Arlington area timberland protected from development

ARLINGTON — The state is buying nearly 1,000 acres of forest in Snohomish County as part of an effort to preserve timberland rather than see it turn into housing.

The Department of Natural Resources plans to spend $4.15 million to buy 985 acres from the Taylor family of Arlington.

The Taylors have owned the land since 1950 and operate it as Bear Creek Tree Farm, Lee Taylor said. Over the years, developers have approached the family hoping to buy the land to build houses to meet the growing county’s needs.

“Certainly we’ve been tempted, we’d be foolish not to have looked at that,” Taylor said. “There are other things in this world beside money. We’re second generation of managing that forest. My sisters and I share a commitment to those kinds of issues.”

The family worked for several years to find a way to keep the forest in timber production, Taylor said. The pending purchase by the state fulfills that goal, he said.

Taylor’s parents, Del and Mae Taylor, bought the land with a partner and later passed it on to their children, Lee and his sisters Nancy Taylor Mason and Mary Ellen Hogle.

The family’s land bridges hundreds of acres of state-owned forest land near Jim Creek.

“This pulls together several parcels of trust land and is a beautiful buy for the trust,” said Jane Chavey, spokeswoman for the Department of Natural Resources.

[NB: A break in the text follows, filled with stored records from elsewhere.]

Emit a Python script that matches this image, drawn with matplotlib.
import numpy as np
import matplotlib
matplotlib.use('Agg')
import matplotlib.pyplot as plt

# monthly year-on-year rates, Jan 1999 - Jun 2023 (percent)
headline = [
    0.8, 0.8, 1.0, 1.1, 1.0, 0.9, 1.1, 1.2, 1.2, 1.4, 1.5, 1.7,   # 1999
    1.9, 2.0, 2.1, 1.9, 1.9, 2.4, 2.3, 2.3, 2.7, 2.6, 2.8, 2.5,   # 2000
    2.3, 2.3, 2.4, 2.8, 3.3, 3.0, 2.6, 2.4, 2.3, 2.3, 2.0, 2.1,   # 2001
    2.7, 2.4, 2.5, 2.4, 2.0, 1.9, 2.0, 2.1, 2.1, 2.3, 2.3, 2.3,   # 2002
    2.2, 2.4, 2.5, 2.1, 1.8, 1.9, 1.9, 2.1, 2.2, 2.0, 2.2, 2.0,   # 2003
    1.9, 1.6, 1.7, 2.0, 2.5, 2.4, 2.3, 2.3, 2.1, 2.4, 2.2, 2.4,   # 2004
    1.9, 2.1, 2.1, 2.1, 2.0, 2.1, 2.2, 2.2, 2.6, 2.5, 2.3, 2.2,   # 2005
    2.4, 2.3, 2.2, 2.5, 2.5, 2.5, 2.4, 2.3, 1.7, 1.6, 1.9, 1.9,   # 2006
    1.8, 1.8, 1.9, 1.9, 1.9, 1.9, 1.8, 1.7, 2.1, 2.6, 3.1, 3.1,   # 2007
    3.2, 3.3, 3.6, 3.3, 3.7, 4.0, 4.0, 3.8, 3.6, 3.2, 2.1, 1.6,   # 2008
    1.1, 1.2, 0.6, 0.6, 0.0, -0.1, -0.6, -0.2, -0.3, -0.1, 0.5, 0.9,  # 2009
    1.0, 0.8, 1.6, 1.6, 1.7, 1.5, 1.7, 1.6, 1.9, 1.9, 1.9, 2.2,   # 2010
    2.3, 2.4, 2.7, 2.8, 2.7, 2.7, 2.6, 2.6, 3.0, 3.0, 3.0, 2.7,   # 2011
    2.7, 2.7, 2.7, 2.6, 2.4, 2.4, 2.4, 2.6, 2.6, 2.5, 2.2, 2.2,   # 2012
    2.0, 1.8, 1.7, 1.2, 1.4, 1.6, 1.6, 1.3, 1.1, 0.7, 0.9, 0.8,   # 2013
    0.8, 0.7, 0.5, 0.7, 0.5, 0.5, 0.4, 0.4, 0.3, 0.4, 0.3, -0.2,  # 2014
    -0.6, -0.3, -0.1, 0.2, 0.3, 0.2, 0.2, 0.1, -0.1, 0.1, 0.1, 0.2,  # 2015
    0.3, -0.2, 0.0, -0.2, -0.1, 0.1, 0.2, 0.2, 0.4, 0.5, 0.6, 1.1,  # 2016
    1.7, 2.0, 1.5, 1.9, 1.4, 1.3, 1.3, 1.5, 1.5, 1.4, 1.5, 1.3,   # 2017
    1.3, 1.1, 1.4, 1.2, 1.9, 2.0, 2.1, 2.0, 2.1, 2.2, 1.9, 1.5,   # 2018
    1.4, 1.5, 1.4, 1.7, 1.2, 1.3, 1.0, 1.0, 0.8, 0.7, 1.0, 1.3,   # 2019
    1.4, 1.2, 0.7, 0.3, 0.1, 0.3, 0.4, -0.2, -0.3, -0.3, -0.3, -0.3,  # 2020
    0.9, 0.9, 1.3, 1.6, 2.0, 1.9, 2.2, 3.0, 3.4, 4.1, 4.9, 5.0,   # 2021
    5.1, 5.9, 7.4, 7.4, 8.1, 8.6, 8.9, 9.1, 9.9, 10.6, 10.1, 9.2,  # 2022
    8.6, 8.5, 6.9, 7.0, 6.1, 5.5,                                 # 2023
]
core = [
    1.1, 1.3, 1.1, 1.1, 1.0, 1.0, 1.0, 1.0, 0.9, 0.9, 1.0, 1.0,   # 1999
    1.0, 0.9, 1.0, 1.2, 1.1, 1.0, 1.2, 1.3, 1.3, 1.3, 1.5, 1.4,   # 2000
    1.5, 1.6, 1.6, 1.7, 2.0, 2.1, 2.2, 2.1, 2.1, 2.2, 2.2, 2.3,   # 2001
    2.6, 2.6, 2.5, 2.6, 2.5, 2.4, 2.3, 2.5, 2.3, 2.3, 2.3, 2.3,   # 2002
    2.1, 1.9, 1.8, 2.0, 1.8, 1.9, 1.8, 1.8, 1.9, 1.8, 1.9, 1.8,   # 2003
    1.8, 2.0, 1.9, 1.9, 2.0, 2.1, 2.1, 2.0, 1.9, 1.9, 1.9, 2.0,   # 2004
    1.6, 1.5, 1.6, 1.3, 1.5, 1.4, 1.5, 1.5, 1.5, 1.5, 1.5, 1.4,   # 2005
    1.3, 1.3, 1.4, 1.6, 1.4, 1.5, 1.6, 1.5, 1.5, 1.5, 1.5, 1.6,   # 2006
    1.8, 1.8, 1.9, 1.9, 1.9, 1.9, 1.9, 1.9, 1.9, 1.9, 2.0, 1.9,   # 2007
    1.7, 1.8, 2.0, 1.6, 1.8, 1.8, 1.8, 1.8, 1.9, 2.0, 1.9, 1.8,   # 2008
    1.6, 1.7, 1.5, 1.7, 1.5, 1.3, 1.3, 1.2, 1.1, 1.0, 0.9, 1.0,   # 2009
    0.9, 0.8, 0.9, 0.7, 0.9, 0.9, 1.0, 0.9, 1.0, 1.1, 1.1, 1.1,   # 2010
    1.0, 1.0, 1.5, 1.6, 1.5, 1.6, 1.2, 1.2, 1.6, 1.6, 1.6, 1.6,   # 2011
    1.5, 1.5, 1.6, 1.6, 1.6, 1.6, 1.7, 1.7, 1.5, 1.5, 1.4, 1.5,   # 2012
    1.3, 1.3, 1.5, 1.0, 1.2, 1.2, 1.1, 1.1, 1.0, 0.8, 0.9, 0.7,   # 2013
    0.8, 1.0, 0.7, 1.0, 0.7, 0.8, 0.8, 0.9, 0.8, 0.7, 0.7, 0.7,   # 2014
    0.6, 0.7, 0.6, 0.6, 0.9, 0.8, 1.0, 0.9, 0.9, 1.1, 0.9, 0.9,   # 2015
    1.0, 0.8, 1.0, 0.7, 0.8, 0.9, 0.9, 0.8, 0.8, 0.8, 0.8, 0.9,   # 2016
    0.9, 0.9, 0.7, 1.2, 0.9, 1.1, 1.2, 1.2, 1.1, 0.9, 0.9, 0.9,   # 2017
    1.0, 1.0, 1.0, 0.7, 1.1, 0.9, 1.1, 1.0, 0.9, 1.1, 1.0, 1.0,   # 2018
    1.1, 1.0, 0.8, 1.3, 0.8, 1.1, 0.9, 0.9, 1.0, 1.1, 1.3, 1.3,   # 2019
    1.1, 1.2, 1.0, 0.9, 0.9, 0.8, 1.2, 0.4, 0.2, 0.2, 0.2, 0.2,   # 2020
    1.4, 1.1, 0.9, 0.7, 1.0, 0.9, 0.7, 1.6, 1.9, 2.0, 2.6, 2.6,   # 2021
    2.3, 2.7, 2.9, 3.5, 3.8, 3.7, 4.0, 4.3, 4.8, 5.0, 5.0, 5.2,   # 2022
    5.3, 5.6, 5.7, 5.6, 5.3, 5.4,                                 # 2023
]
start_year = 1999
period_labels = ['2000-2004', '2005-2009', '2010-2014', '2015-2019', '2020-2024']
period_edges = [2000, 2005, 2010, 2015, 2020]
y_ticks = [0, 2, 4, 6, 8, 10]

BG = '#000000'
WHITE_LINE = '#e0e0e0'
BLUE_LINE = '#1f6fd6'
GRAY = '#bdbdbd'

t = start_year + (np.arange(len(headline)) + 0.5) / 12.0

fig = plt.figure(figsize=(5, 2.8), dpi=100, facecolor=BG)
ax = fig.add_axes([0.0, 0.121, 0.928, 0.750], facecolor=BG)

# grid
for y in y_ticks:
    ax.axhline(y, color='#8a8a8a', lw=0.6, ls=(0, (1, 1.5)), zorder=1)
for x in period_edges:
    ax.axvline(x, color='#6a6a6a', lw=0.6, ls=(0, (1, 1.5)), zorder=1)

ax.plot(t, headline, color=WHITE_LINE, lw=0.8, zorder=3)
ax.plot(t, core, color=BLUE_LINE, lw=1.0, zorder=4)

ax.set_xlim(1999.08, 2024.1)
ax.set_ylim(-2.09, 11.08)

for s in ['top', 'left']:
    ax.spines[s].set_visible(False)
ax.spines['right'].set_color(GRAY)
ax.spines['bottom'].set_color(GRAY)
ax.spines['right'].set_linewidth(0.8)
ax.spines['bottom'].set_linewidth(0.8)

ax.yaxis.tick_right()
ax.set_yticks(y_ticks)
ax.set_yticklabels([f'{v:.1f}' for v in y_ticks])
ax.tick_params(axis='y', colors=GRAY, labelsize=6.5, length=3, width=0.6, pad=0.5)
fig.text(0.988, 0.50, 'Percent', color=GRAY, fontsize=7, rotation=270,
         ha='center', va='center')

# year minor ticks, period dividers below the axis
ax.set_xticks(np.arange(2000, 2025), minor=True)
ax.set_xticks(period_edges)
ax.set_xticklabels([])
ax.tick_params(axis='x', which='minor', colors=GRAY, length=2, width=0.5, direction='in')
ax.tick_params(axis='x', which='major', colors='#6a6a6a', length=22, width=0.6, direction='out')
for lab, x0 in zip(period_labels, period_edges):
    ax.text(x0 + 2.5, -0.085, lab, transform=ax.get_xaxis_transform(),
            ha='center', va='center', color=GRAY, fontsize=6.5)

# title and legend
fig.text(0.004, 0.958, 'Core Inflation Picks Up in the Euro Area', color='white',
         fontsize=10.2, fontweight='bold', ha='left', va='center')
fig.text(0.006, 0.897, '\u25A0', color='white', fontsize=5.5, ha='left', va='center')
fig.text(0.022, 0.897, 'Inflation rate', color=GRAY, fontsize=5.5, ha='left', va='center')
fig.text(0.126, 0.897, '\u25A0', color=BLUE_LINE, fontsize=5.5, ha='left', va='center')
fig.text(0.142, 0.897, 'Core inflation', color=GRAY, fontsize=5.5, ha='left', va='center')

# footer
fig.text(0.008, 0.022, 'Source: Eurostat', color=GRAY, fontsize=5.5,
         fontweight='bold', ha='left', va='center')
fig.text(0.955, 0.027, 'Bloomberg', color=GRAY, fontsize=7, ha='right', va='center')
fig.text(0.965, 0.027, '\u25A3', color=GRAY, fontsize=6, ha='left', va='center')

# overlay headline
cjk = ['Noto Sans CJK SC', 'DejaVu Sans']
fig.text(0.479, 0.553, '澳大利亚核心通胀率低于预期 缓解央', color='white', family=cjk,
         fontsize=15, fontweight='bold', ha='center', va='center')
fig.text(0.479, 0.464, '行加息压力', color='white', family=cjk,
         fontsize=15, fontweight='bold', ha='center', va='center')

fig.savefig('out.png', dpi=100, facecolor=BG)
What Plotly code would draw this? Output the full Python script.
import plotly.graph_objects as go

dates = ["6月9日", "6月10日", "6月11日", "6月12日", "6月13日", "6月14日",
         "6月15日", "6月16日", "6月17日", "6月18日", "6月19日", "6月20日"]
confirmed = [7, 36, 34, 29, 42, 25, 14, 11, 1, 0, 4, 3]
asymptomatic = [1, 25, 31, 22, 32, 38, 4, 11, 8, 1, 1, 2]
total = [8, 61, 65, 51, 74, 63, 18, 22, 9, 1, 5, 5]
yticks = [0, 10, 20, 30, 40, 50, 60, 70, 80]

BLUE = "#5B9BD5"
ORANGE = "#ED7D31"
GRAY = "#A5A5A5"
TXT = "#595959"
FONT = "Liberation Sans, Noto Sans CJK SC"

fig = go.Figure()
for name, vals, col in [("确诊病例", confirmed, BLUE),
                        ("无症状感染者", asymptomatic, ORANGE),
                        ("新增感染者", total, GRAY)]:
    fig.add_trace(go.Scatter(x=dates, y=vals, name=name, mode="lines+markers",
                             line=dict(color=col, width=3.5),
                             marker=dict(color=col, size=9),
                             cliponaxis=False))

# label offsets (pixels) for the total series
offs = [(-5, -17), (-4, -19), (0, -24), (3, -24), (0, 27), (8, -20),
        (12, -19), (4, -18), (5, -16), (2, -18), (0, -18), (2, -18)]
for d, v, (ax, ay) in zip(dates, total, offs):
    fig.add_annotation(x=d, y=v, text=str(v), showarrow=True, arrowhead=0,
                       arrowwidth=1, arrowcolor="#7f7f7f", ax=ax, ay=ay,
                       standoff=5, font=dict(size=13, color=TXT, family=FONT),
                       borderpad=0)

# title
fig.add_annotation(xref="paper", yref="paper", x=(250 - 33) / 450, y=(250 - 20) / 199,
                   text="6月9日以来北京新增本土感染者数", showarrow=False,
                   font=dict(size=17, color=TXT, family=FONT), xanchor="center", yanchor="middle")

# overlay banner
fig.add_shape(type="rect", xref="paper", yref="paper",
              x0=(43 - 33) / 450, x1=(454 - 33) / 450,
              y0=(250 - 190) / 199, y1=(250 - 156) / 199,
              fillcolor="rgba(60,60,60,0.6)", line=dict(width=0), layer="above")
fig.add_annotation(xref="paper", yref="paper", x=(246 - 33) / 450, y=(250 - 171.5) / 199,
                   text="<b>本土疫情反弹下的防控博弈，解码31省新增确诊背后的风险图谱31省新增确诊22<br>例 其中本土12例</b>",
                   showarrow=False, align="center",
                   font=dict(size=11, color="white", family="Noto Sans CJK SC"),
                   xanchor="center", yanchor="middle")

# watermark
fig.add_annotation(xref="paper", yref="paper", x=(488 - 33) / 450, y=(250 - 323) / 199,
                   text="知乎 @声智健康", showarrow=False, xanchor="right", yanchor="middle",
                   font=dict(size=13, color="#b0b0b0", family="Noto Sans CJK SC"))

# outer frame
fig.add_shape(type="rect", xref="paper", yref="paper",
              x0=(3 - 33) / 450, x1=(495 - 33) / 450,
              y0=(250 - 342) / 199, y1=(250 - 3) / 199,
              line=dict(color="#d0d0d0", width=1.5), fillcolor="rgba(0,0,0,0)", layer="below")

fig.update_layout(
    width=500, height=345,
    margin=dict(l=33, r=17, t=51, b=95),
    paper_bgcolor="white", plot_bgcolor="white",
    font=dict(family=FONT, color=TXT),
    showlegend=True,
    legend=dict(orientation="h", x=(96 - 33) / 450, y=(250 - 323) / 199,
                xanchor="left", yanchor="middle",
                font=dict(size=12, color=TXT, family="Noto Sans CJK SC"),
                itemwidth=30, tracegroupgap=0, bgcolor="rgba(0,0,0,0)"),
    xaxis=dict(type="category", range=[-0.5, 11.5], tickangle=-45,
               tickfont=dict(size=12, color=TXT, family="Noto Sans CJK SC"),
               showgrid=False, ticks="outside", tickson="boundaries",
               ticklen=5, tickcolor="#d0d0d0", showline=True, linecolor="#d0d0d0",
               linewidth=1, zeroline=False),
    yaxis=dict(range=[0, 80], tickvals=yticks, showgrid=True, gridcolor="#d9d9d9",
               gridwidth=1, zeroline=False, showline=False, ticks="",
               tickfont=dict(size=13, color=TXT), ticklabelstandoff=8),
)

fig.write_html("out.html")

Once the state takes ownership of the property, it joins the Common School Trust — a collection of properties including timberland that funnel millions of dollars to school construction projects across the state.

“Not only does it create money for the trust in the long term, it prevents these lands from being converted.” Chavey said.

When the state signs the paperwork, it will be the second purchase under a $70 million effort intended to head off sprawling development on rural timber properties. The Legislature approved the program last year.

The state received a checkerboard of trust land at statehood in 1889, Chavey said. Since 1957, agency officials began better consolidating the land while still fulfilling endangered species habitat requirements and producing construction money for kindergarten through high school projects, Chavey said.

The property has some beautiful views, said Hardy Davidson, the Taylors’ real estate agent. “It could be a great development, frankly, but the owners have not gone in that direction,” Davidson said. That speaks volumes.

The land could fetch three or four times as much money if it was developed as rural housing, where houses are clustered together and open space is preserved, Taylor said.

The state’s purchase locks up land that could otherwise have been developed for housing, but that won’t create a pinch on homebuyers elsewhere, said Mike Pattison of the Master Builders of King and Snohomish Counties.

Two years ago, it would have affected the industry, Pattison said.

“Today, not so much,” he said. “We’ve seen a big slowdown in the purchase of land. Today, it’s not going to make a blip on the map.”

When the housing industry roars back to life in a few years, “we’ll probably be wishing that land was available,” Pattison said.